Task statement: Leave out all pictures. Return exactly the lines from the top of the material through the line containing "d3.scaleLinear().domain([0, 100]).range([bottom, top]);".

Dataset content:
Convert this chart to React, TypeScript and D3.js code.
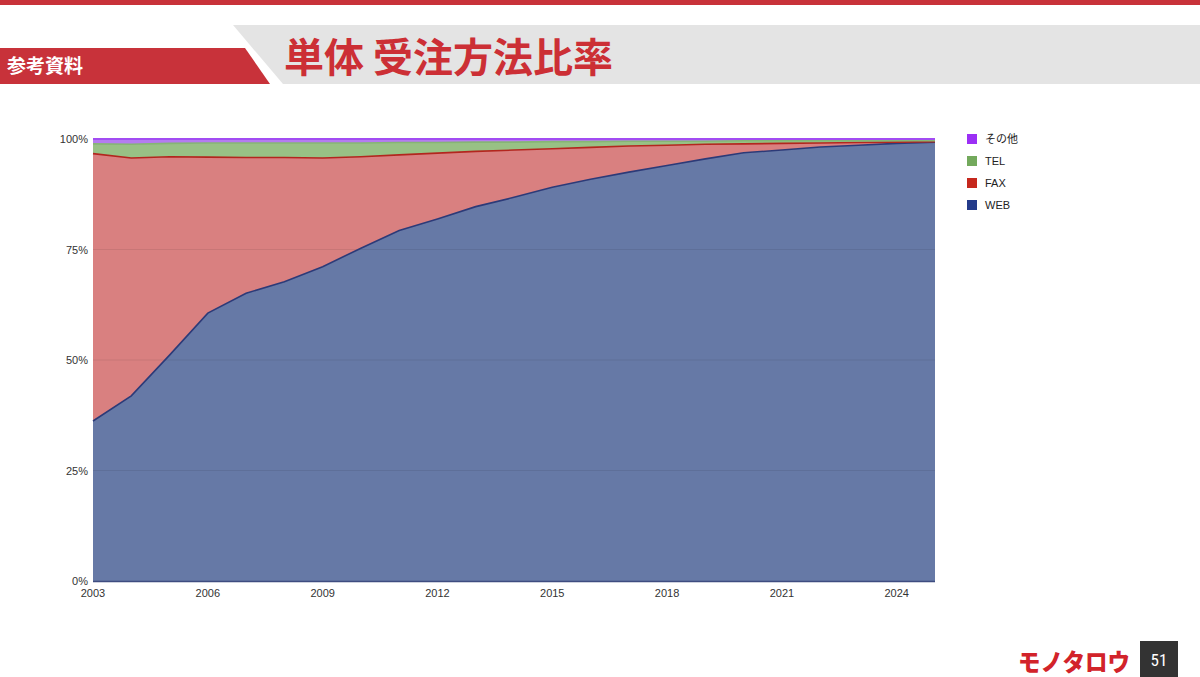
import React from "react";
import * as d3 from "d3";

const years = [2003,2004,2005,2006,2007,2008,2009,2010,2011,2012,2013,2014,2015,2016,2017,2018,2019,2020,2021,2022,2023,2024,2025];
const web = [36.2,41.9,51.1,60.6,65.1,67.7,71.1,75.3,79.3,81.9,84.7,86.8,89.1,90.9,92.5,94.0,95.5,96.9,97.5,98.2,98.6,99.0,99.3];
const fax = [60.5,53.8,44.9,35.3,30.7,28.1,24.6,20.7,17.1,14.9,12.5,10.7,8.7,7.2,5.9,4.6,3.3,2.0,1.5,0.9,0.6,0.3,0.1];
const tel = [2.2,3.1,3.0,3.2,3.3,3.3,3.4,3.1,2.8,2.4,2.1,1.8,1.6,1.3,1.1,0.9,0.7,0.7,0.6,0.5,0.4,0.3,0.2];
const other = [1.1,1.2,1.0,0.9,0.9,0.9,0.9,0.9,0.8,0.8,0.7,0.7,0.6,0.6,0.5,0.5,0.5,0.4,0.4,0.4,0.4,0.4,0.4];

const seriesKeys = ["WEB", "FAX", "TEL", "その他"];
const legendOrder = ["その他", "TEL", "FAX", "WEB"];
const xTicks = [2003,2006,2009,2012,2015,2018,2021,2024];
const yTicks = [0,25,50,75,100];

const fills: Record<string,string> = { "WEB": "#6679a6", "FAX": "#d98080", "TEL": "#98c185", "その他": "#b47cf0" };
const lines: Record<string,string> = { "WEB": "#2c3a78", "FAX": "#b3261e", "TEL": "#86b575", "その他": "#a24cf2" };
const legendColors: Record<string,string> = { "WEB": "#243b8a", "FAX": "#c5281d", "TEL": "#73a95c", "その他": "#9b2ff5" };

const ARIAL = "'Liberation Sans', Arial, sans-serif";
const JP = "'Noto Sans CJK JP', 'Noto Sans', sans-serif";

export default function App() {
  const W = 1200, H = 677;
  const left = 93, right = 935, top = 139, bottom = 581;
  const x = d3.scaleLinear().domain([2003, 2025]).range([left, right]);
  const y = d3.scaleLinear().domain([0, 100]).range([bottom, top]);

  const rows = years.map((yr, i) => {
    const total = web[i] + fax[i] + tel[i] + other[i];
    return {
      year: yr,
      "WEB": web[i] / total * 100,
      "FAX": fax[i] / total * 100,
      "TEL": tel[i] / total * 100,
      "その他": other[i] / total * 100,
    };
  });
  const stacked = d3.stack<any>().keys(seriesKeys)(rows);
  const area = d3.area<any>().x((d) => x(d.data.year)).y0((d) => y(d[0])).y1((d) => y(d[1]));
  const line = d3.line<any>().x((d) => x(d.data.year)).y((d) => y(d[1]));

  return (
    <svg width={W} height={H} style={{ display: "block", position: "absolute", left: 0, top: 0 }}>
      <rect x={0} y={0} width={W} height={H} fill="#ffffff" />
      {/* header */}
      <rect x={0} y={0} width={W} height={5} fill="#c8323a" />
      <polygon points="233,25 1200,25 1200,84 283,84" fill="#e4e4e4" />
      <polygon points="0,48 245,48 270,84 0,84" fill="#c8323a" />
      <text x={7} y={73} fill="#ffffff" fontFamily={JP} fontWeight={700} fontSize={19}>参考資料</text>
      <text x={284} y={72} fill="#cc2f35" fontFamily={JP} fontWeight={700} fontSize={40}>単体 受注方法比率</text>

      {/* areas */}
      {stacked.map((s) => (
        <path key={s.key} d={area(s) || ""} fill={fills[s.key]} />
      ))}
      {/* gridlines */}
      {yTicks.filter((t) => t > 0 && t < 100).map((t) => (
        <line key={t} x1={left} x2={right} y1={y(t)} y2={y(t)} stroke="rgba(0,0,0,0.08)" strokeWidth={1} />
      ))}
      {/* top lines */}
      {stacked.map((s) => (
        <path key={"l" + s.key} d={line(s) || ""} fill="none" stroke={lines[s.key]} strokeWidth={s.key === "その他" ? 2 : 1.6} />
      ))}
      <line x1={left} x2={right} y1={bottom + 0.5} y2={bottom + 0.5} stroke="#3e4c80" strokeWidth={1.5} />

      {/* y axis labels */}
      {yTicks.map((t) => (
        <text key={"y" + t} x={88} y={y(t) + 4} textAnchor="end" fontFamily={ARIAL} fontSize={11} fill="#333">{t}%</text>
      ))}
      {/* x axis labels */}
      {xTicks.map((t) => (
        <text key={"x" + t} x={x(t)} y={597} textAnchor="middle" fontFamily={ARIAL} fontSize={11} fill="#333">{t}</text>
      ))}

      {/* legend */}
      {legendOrder.map((k, i) => (
        <g key={"lg" + k} transform={`translate(967, ${134 + i * 22})`}>
          <rect x={0} y={0} width={10} height={10} fill={legendColors[k]} />
          <text x={18} y={9} fontFamily={k === "その他" ? JP : ARIAL} fontSize={11} fill="#222">{k}</text>
        </g>
      ))}

      {/* footer */}
      <text x={1018} y={671} fill="#d2232a" fontFamily={JP} fontWeight={900} fontSize={24} textLength={112} lengthAdjust="spacingAndGlyphs">モノタロウ</text>
      <rect x={1140} y={641} width={38} height={36} fill="#333333" />
      <text x={1159} y={666} textAnchor="middle" fill="#ffffff" fontFamily={"'Roboto Condensed', 'Liberation Sans Narrow', Roboto, sans-serif"} fontSize={17}>51</text>
    </svg>
  );
}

Written answer:
Convert this chart to React, TypeScript and D3.js code.
import React from "react";
import * as d3 from "d3";

const years = [2003,2004,2005,2006,2007,2008,2009,2010,2011,2012,2013,2014,2015,2016,2017,2018,2019,2020,2021,2022,2023,2024,2025];
const web = [36.2,41.9,51.1,60.6,65.1,67.7,71.1,75.3,79.3,81.9,84.7,86.8,89.1,90.9,92.5,94.0,95.5,96.9,97.5,98.2,98.6,99.0,99.3];
const fax = [60.5,53.8,44.9,35.3,30.7,28.1,24.6,20.7,17.1,14.9,12.5,10.7,8.7,7.2,5.9,4.6,3.3,2.0,1.5,0.9,0.6,0.3,0.1];
const tel = [2.2,3.1,3.0,3.2,3.3,3.3,3.4,3.1,2.8,2.4,2.1,1.8,1.6,1.3,1.1,0.9,0.7,0.7,0.6,0.5,0.4,0.3,0.2];
const other = [1.1,1.2,1.0,0.9,0.9,0.9,0.9,0.9,0.8,0.8,0.7,0.7,0.6,0.6,0.5,0.5,0.5,0.4,0.4,0.4,0.4,0.4,0.4];

const seriesKeys = ["WEB", "FAX", "TEL", "その他"];
const legendOrder = ["その他", "TEL", "FAX", "WEB"];
const xTicks = [2003,2006,2009,2012,2015,2018,2021,2024];
const yTicks = [0,25,50,75,100];

const fills: Record<string,string> = { "WEB": "#6679a6", "FAX": "#d98080", "TEL": "#98c185", "その他": "#b47cf0" };
const lines: Record<string,string> = { "WEB": "#2c3a78", "FAX": "#b3261e", "TEL": "#86b575", "その他": "#a24cf2" };
const legendColors: Record<string,string> = { "WEB": "#243b8a", "FAX": "#c5281d", "TEL": "#73a95c", "その他": "#9b2ff5" };

const ARIAL = "'Liberation Sans', Arial, sans-serif";
const JP = "'Noto Sans CJK JP', 'Noto Sans', sans-serif";

export default function App() {
  const W = 1200, H = 677;
  const left = 93, right = 935, top = 139, bottom = 581;
  const x = d3.scaleLinear().domain([2003, 2025]).range([left, right]);
  const y = d3.scaleLinear().domain([0, 100]).range([bottom, top]);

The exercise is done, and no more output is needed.